• _Task requirements_
Beginning with the first line, set down every line through the one containing "const tickXs = [...months.map(m", exactly as it appears, but not the pictures.

── Information provided ──

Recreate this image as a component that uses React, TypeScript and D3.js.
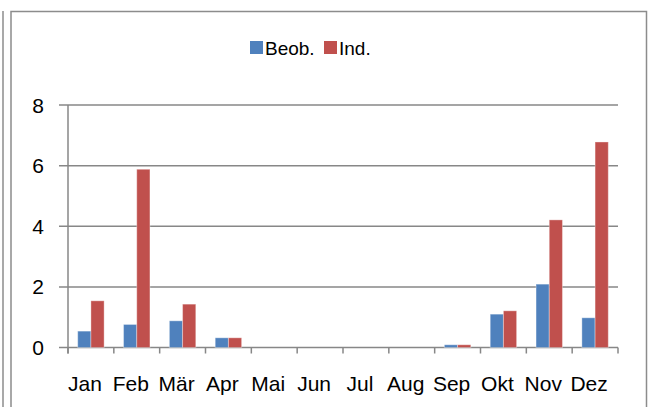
import * as d3 from 'd3';

const months = ['Jan', 'Feb', 'Mär', 'Apr', 'Mai', 'Jun', 'Jul', 'Aug', 'Sep', 'Okt', 'Nov', 'Dez'];
const seriesNames = ['Beob.', 'Ind.'];
const beob = [0.54, 0.76, 0.88, 0.32, 0, 0, 0, 0, 0.09, 1.1, 2.09, 0.98];
const ind = [1.54, 5.88, 1.43, 0.32, 0, 0, 0, 0, 0.09, 1.21, 4.21, 6.78];
const yTicks = [0, 2, 4, 6, 8];
const colors = ['#4F81BD', '#C0504D'];

const W = 651;
const H = 407;
const FONT = "'Liberation Sans', Arial, sans-serif";

export default function App() {
  const x = d3.scaleBand<string>().domain(months).range([68, 618]).padding(0);
  const inner = d3.scaleBand<string>().domain(seriesNames).range([0, x.bandwidth()])
    .paddingInner(0).paddingOuter(0.736);
  const y = d3.scaleLinear().domain([0, 8]).range([347.5, 105]);
  const values = [beob, ind];
  const grid = '#878787';
  const tickXs = [...months.map(m => x(m) as number), 618];

  return (
    <div style={{ position: 'absolute', left: 0, top: 0 }}>
      <svg width={W} height={H} style={{ display: 'block', background: '#fff' }}>
        {/* frame */}
        <line x1={3} x2={3} y1={11} y2={H} stroke="#8c8c8c" strokeWidth={1.5} />
        <path d={`M11,${H} V11.5 H646.5 V${H}`} fill="none" stroke="#8c8c8c" strokeWidth={1.5} />

        {/* legend */}
        <g fontFamily={FONT} fontSize={19} fill="#000">
          <rect x={250} y={41} width={13} height={13} fill={colors[0]} />
          <text x={265} y={55}>{seriesNames[0]}</text>
          <rect x={324} y={41} width={13} height={13} fill={colors[1]} />
          <text x={339} y={55}>{seriesNames[1]}</text>
        </g>

        {/* gridlines */}
        {yTicks.map(t => (
          <line key={t} x1={59} x2={618} y1={y(t)} y2={y(t)} stroke={grid} strokeWidth={1.5} />
        ))}
        {/* y axis */}
        <line x1={68} x2={68} y1={y(8)} y2={y(0) + 6} stroke={grid} strokeWidth={1.5} />
        {tickXs.map((tx, i) => (
          <line key={i} x1={tx} x2={tx} y1={y(0)} y2={y(0) + 6} stroke={grid} strokeWidth={1.5} />
        ))}

        {/* bars */}
        {values.map((vals, si) => (
          <g key={si} fill={colors[si]}>
            {vals.map((v, i) => v > 0 && (
              <rect key={i}
                x={(x(months[i]) as number) + (inner(seriesNames[si]) as number)}
                y={y(v)}
                width={inner.bandwidth()}
                height={y(0) - y(v)}
                stroke="#ffffff" strokeOpacity={0.35} strokeWidth={1} />
            ))}
          </g>
        ))}

        {/* y labels */}
        <g fontFamily={FONT} fontSize={21} fill="#000" textAnchor="end">
          {yTicks.map(t => (
            <text key={t} x={44} y={y(t) + 7.5}>{t}</text>
          ))}
        </g>
        {/* x labels */}
        <g fontFamily={FONT} fontSize={21} fill="#000" textAnchor="middle">
          {months.map(m => (
            <text key={m} x={(x(m) as number) + x.bandwidth() / 2 - 6} y={391}>{m}</text>
          ))}
        </g>
      </svg>
    </div>
  );
}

───

• _Task result_
Recreate this image as a component that uses React, TypeScript and D3.js.
import * as d3 from 'd3';

const months = ['Jan', 'Feb', 'Mär', 'Apr', 'Mai', 'Jun', 'Jul', 'Aug', 'Sep', 'Okt', 'Nov', 'Dez'];
const seriesNames = ['Beob.', 'Ind.'];
const beob = [0.54, 0.76, 0.88, 0.32, 0, 0, 0, 0, 0.09, 1.1, 2.09, 0.98];
const ind = [1.54, 5.88, 1.43, 0.32, 0, 0, 0, 0, 0.09, 1.21, 4.21, 6.78];
const yTicks = [0, 2, 4, 6, 8];
const colors = ['#4F81BD', '#C0504D'];

const W = 651;
const H = 407;
const FONT = "'Liberation Sans', Arial, sans-serif";

export default function App() {
  const x = d3.scaleBand<string>().domain(months).range([68, 618]).padding(0);
  const inner = d3.scaleBand<string>().domain(seriesNames).range([0, x.bandwidth()])
    .paddingInner(0).paddingOuter(0.736);
  const y = d3.scaleLinear().domain([0, 8]).range([347.5, 105]);
  const values = [beob, ind];
  const grid = '#878787';
  const tickXs = [...months.map(m => x(m) as number), 618];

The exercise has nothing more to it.